The bleak times have forced the party to look inward and evaluate what needs to change to dig themselves out of the political hole.
Mr. Prtizker isn’t the only Democrat taking a hard tack to the left.
Rep. Alexandria Ocasio-Cortez of New York has headlined rallies with Sen. Bernard Sanders, the democratic socialist from Vermont who has warned Democrats for decades they are too focused on Wall Street and not focused enough on Main Street.
Gov. Gavin Newsom of California, however, is charting a more moderate course. He launched a podcast in which he is pushing the party toward the middle, including hosting a pair of MAGA celebrities — Steve Bannon and Charlie Kirk — on the show.
Mr. Newsom irked the party’s most liberal members by ceding ground on transgender rights, saying it is unfair for transgender athletes to compete in women’s sports.
It’s a stark contrast with Mr. Pritzker, who warned that the Trump administration has poisoned the national debate — including on LGBTQ issues — so profoundly that Americans can kiss goodbye the idea that the Republican Party will find “its better angels.”
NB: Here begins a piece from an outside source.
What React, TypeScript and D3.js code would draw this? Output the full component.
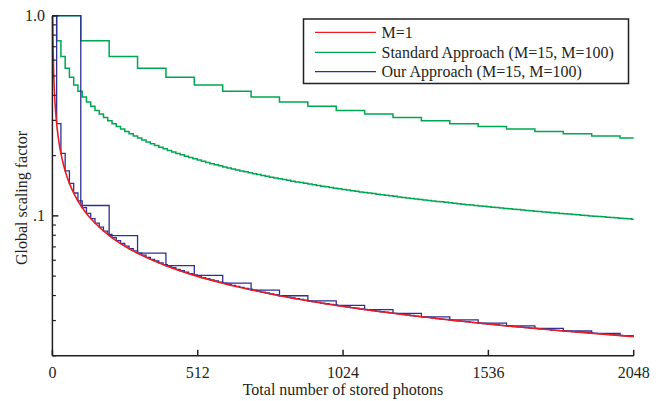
import React from "react";
import * as d3 from "d3";

// ---------- data ----------
const xTicks = [0, 512, 1024, 1536, 2048];
const yMajorTicks = [1, 0.1];
const yMajorLabels = ["1.0", ".1"];
const yMinorTicks = [0.02, 0.03, 0.04, 0.05, 0.06, 0.07, 0.08, 0.09, 0.2, 0.3, 0.4, 0.5, 0.6, 0.7, 0.8, 0.9];

// M=1 curve: sampled points (photons, scaling factor)
const redN = [1, 2, 3, 4, 5, 6, 8, 10, 12, 15, 20, 25, 30, 40, 50, 60, 80, 100, 125, 150, 200, 250, 300, 400, 500, 600, 800, 1000, 1200, 1400, 1600, 1800, 2048];
const redVal = [1, 0.75, 0.625, 0.5469, 0.4922, 0.4512, 0.3928, 0.3524, 0.3224, 0.2889, 0.2507, 0.2245, 0.2052, 0.1779, 0.1592, 0.1454, 0.126, 0.1127, 0.1008, 0.0921, 0.0797, 0.0713, 0.0651, 0.0564, 0.05045, 0.0461, 0.0399, 0.0357, 0.0326, 0.0302, 0.0282, 0.0266, 0.02493];

// Standard approach, M=15: one value per pass of 15 photons
const greenM15 = [
  1, 0.75, 0.625, 0.5469, 0.4922, 0.4512, 0.4189, 0.3928, 0.3709, 0.3524,
  0.3364, 0.3224, 0.31, 0.2989, 0.2889, 0.2799, 0.2717, 0.2641, 0.2572, 0.2507,
  0.2448, 0.2392, 0.234, 0.2291, 0.2245, 0.2202, 0.2162, 0.2123, 0.2086, 0.2052,
  0.2018, 0.1987, 0.1957, 0.1928, 0.1901, 0.1874, 0.1849, 0.1824, 0.1801, 0.1779,
  0.1757, 0.1736, 0.1716, 0.1696, 0.1677, 0.1659, 0.1642, 0.1624, 0.1608, 0.1592,
  0.1576, 0.1561, 0.1546, 0.1532, 0.1518, 0.1505, 0.1491, 0.1478, 0.1466, 0.1454,
  0.1442, 0.143, 0.1419, 0.1408, 0.1397, 0.1386, 0.1376, 0.1366, 0.1356, 0.1346,
  0.1337, 0.1328, 0.1318, 0.131, 0.1301, 0.1292, 0.1284, 0.1276, 0.1268, 0.126,
  0.1252, 0.1244, 0.1237, 0.1229, 0.1222, 0.1215, 0.1208, 0.1201, 0.1194, 0.1188,
  0.1181, 0.1175, 0.1169, 0.1162, 0.1156, 0.115, 0.1144, 0.1138, 0.1133, 0.1127,
  0.1121, 0.1116, 0.111, 0.1105, 0.11, 0.1095, 0.109, 0.1085, 0.108, 0.1075,
  0.107, 0.1065, 0.106, 0.1056, 0.1051, 0.1047, 0.1042, 0.1038, 0.1033, 0.1029,
  0.1025, 0.1021, 0.1016, 0.1012, 0.1008, 0.1004, 0.1, 0.0996, 0.0993, 0.0989,
  0.0985, 0.0981, 0.0978, 0.0974, 0.097, 0.0967, 0.0963,
];

// Standard approach, M=100: one value per pass of 100 photons
const greenM100 = [1, 0.75, 0.625, 0.5469, 0.4922, 0.4512, 0.4189, 0.3928, 0.3709, 0.3524, 0.3364, 0.3224, 0.31, 0.2989, 0.2889, 0.2799, 0.2717, 0.2641, 0.2572, 0.2507, 0.2448];

// Our approach, M=15
const blueM15 = [
  1, 0.2889, 0.2052, 0.1677, 0.1454, 0.1301, 0.1188, 0.11, 0.1029, 0.097,
  0.0921, 0.0878, 0.084, 0.0808, 0.0778, 0.0752, 0.0728, 0.0706, 0.0686, 0.0668,
  0.0651, 0.0636, 0.0621, 0.0607, 0.0595, 0.0583, 0.0571, 0.0561, 0.0551, 0.0541,
  0.0532, 0.0523, 0.0515, 0.0507, 0.05, 0.0492, 0.0486, 0.0479, 0.0473, 0.0466,
  0.0461, 0.0455, 0.045, 0.0444, 0.0439, 0.0434, 0.043, 0.0425, 0.0421, 0.0416,
  0.0412, 0.0408, 0.0404, 0.04, 0.0396, 0.0393, 0.0389, 0.0386, 0.0383, 0.0379,
  0.0376, 0.0373, 0.037, 0.0367, 0.0364, 0.0361, 0.0359, 0.0356, 0.0353, 0.0351,
  0.0348, 0.0346, 0.0343, 0.0341, 0.0339, 0.0336, 0.0334, 0.0332, 0.033, 0.0328,
  0.0326, 0.0324, 0.0322, 0.032, 0.0318, 0.0316, 0.0314, 0.0312, 0.0311, 0.0309,
  0.0307, 0.0305, 0.0304, 0.0302, 0.03, 0.0299, 0.0297, 0.0296, 0.0294, 0.0293,
  0.0291, 0.029, 0.0288, 0.0287, 0.0286, 0.0284, 0.0283, 0.0282, 0.028, 0.0279,
  0.0278, 0.0277, 0.0275, 0.0274, 0.0273, 0.0272, 0.0271, 0.0269, 0.0268, 0.0267,
  0.0266, 0.0265, 0.0264, 0.0263, 0.0262, 0.0261, 0.026, 0.0259, 0.0258, 0.0257,
  0.0256, 0.0255, 0.0254, 0.0253, 0.0252, 0.0251, 0.025,
];

// Our approach, M=100
const blueM100 = [1, 0.1127, 0.0797, 0.0651, 0.0564, 0.0505, 0.0461, 0.0426, 0.0399, 0.0376, 0.0357, 0.034, 0.0326, 0.0313, 0.0302, 0.0291, 0.0282, 0.0274, 0.0266, 0.0259, 0.0252];

const legendLabels = ["M=1", "Standard Approach (M=15, M=100)", "Our Approach (M=15, M=100)"];
const colors = { red: "#ec1c24", green: "#00a651", blue: "#2e3192" };

// ---------- layout ----------
const W = 664;
const H = 401;
const maxN = 2048;
const x = d3.scaleLinear().domain([0, maxN]).range([52.4, 633.7]);
const y = d3.scaleLog().domain([0.02, 1]).range([355.8, 15.7]);

const lineGen = d3
  .line<[number, number]>()
  .x((d) => x(d[0]))
  .y((d) => y(d[1]));

function stepPath(M: number, values: number[]) {
  const pts: [number, number][] = values.map((v, j) => [j * M, v]);
  pts.push([maxN, values[values.length - 1]]);
  return lineGen.curve(d3.curveStepAfter)(pts) || "";
}

const redPts: [number, number][] = redN.map((n, i) => [n, redVal[i]]);
const redPath = d3
  .line<[number, number]>()
  .x((d) => x(d[0]))
  .y((d) => y(d[1]))
  .curve(d3.curveMonotoneX)(redPts) || "";

const font = "'Liberation Serif', 'Times New Roman', serif";
const ink = "#231f20";

export default function App() {
  const legendX = 303.5;
  const legendY = 19;
  const legendRows = [32.3, 52.3, 71.7];
  const legendColors = [colors.red, colors.green, colors.blue];
  return (
    <svg
      width={W}
      height={H}
      viewBox={`0 0 ${W} ${H}`}
      style={{ position: "fixed", left: 0, top: 0, background: "#fff" }}
      fontFamily={font}
    >
      <rect x={0} y={0} width={W} height={H} fill="#fff" />
      {/* series */}
      <g fill="none" strokeLinejoin="miter">
        <path d={stepPath(100, greenM100)} stroke={colors.green} strokeWidth={1.5} />
        <path d={stepPath(15, greenM15)} stroke={colors.green} strokeWidth={1.5} />
        <path d={stepPath(100, blueM100)} stroke={colors.blue} strokeWidth={1.3} />
        <path d={stepPath(15, blueM15)} stroke={colors.blue} strokeWidth={1.3} />
        <path d={redPath} stroke={colors.red} strokeWidth={1.6} />
      </g>

      {/* axes */}
      <g stroke={ink} strokeWidth={1.5} fill="none">
        <line x1={x(0)} x2={x(0)} y1={y(1)} y2={y(0.02)} />
        <line x1={x(0)} x2={x(maxN)} y1={y(0.02)} y2={y(0.02)} />
        {yMajorTicks.map((t) => (
          <line key={"ym" + t} x1={x(0)} x2={x(0) + 6} y1={y(t)} y2={y(t)} />
        ))}
        {yMinorTicks.map((t) => (
          <line key={"yn" + t} x1={x(0)} x2={x(0) + 3.5} y1={y(t)} y2={y(t)} strokeWidth={1.2} />
        ))}
        {xTicks.map((t) => (
          <line key={"xt" + t} x1={x(t)} x2={x(t)} y1={y(0.02)} y2={y(0.02) - 6} />
        ))}
      </g>
      <g fill={ink} fontSize={16}>
        {yMajorTicks.map((t, i) => (
          <text key={"yl" + t} x={45} y={y(t) + 5} textAnchor="end">
            {yMajorLabels[i]}
          </text>
        ))}
        {xTicks.map((t) => (
          <text key={"xl" + t} x={x(t)} y={377.5} textAnchor="middle">
            {t}
          </text>
        ))}
        <text x={343} y={394.5} textAnchor="middle">
          Total number of stored photons
        </text>
        <text transform="translate(26.5,198) rotate(-90)" textAnchor="middle">
          Global scaling factor
        </text>
      </g>

      {/* legend */}
      <g>
        <rect x={legendX} y={legendY} width={325} height={64.5} fill="#fff" stroke={ink} strokeWidth={1.5} />
        {legendLabels.map((lab, i) => (
          <g key={lab}>
            <line x1={315} x2={376} y1={legendRows[i]} y2={legendRows[i]} stroke={legendColors[i]} strokeWidth={1.3} />
            <text x={381.5} y={legendRows[i] + 5.3} fontSize={16} fill={ink}>
              {lab}
            </text>
          </g>
        ))}
      </g>
    </svg>
  );
}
“I will not let hope be a blindfold and I won’t continue to advocate that we wage a conventional political fight when what we really need is to become street fighters,” Mr. Pritzker told the LGBTQ crowd. “Let me be clear: the Trump administration and Congress are looking to reverse every single victory this community has won over the last 50 years,” he said.
“Right now it is drag queens reading books and transgender people serving in the military,” he said. “Tomorrow, it is your marriage license and your job they want to take.”
The governor is also waging a battle with the Democratic Party’s establishment, which worries Democrats have gone too far on social issues and identity politics.
“Of course, he’s trying to position himself as one of the leaders of the national party when there is no clear leader,” said Matthew Geras, a political science professor at the University of Illinois Springfield.
Mr. Pritzker still must decide whether he wants to run next year for another term as governor or turn his full attention to the national stage.
His focus, however, has been evident since at least his mid-February State of the State address. He warned that the Trump GOP is using an “authoritarian playbook” in which they “point to a group of people who don’t look like you and tell you to blame them for your problems.”
“After we’ve discriminated against, deported or disparaged all the immigrants and the gay and lesbian and transgender people, the developmentally disabled, the women and the minorities — once we’ve ostracized our neighbors and betrayed our friends — after that,” he said, “when the problems we started with are still there staring us in the face, what comes next?”